Klein argues that these policies work against the interests of the majority because they transfer wealth and power from the people to the global corporate elite, thus why elites need to implement these policies of in times of shock following disaster.
The book traces the origins of the ‘shock doctrine’ back fifty years, to the University of Chicago under Milton Friedman and follows the application of these ideas through contemporary history, showing in detail how the neo-liberal agenda has been pushed through in several countries following shocks
Some of the events Klein covers include –
Pinochet’s coup in Chile in 1973,
The Falklands War in 1982,
The Tiananmen Square Massacre in 1989,
the collapse of the Soviet Union in 1991,
the Asian Financial crisis in 1997
The war in Iraq 2003
Hurricane Katrina 2006
All of the above are cases where the Corporate Elite, often in conjunction with the US government and oppressive regimes in some of the countries above have sought to profit out of times of disaster. Most of feel sympathy for people at such times – neo-liberalists see opportunity.
Once again, for me, the most important argument Klein makes is that Neo-Liberalists require situations of Shock to push through their policies of privatisation, deregulation and cut backs to public spending because the majority of people would not accept such policies because they mean a transfer of wealth and power to corporate elites.
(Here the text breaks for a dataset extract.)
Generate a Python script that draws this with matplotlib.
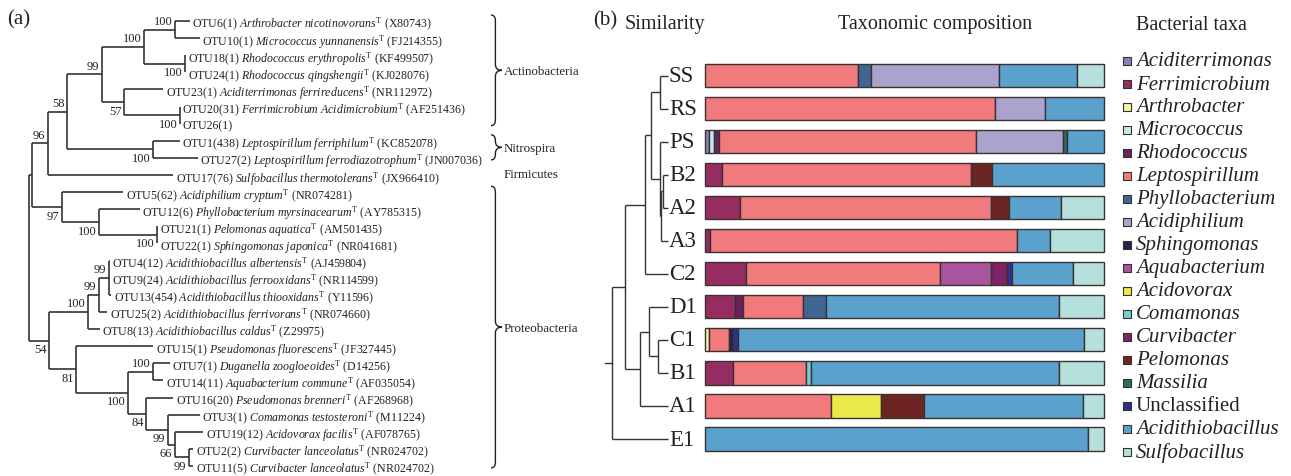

Towards the end of the book, Klein talks about an extremely worrying trend in the USA – which is the privatisation of war and security – both of which are used in times of disaster – and we now have a situation where Capitalism benefits from disaster.
All in all this is an excellent book highlighting the links between advanced capitalism and growing human misery – as Klein says, you should read it and make yourself shock resistant.
NB – SOME MIGHT ARGUE THIS IS NOW GOING ON IN THE UNITED KINGDOM – WE ARE GOING THROUGH AN ‘ECONOMIC CRSIS’ (IN SHOCK) AND SO MILLIONNAIRE TORIES ARE NOW CUTTING PUBLIC SPENDING AND OUTSOURCING MORE AND MORE OF OUR PUBLIC SERVICES TO THE PRIVATE SECTOR!
Neo- liberalism is an economic and political ideology that believes state control over the economy is undesirable and seeks to transfer control of the economy from the state to the private sector. It gained popularity amongst politicians and influential economists following the economic crisis of the late 1970s. It involves three main policies –
Deregulation – Nation States placing less restraint on private industry. In practise this means fewer laws that restrict companies making a profit – making it easier for companies to fire workers, pay them less, and allowing them to pollute.
Privatisation – where possible public services such as transport and education should be handed over to private interests for them to run for a profit.
Cut backs in public spending – taxes should be low and so investment in public services would be cut back.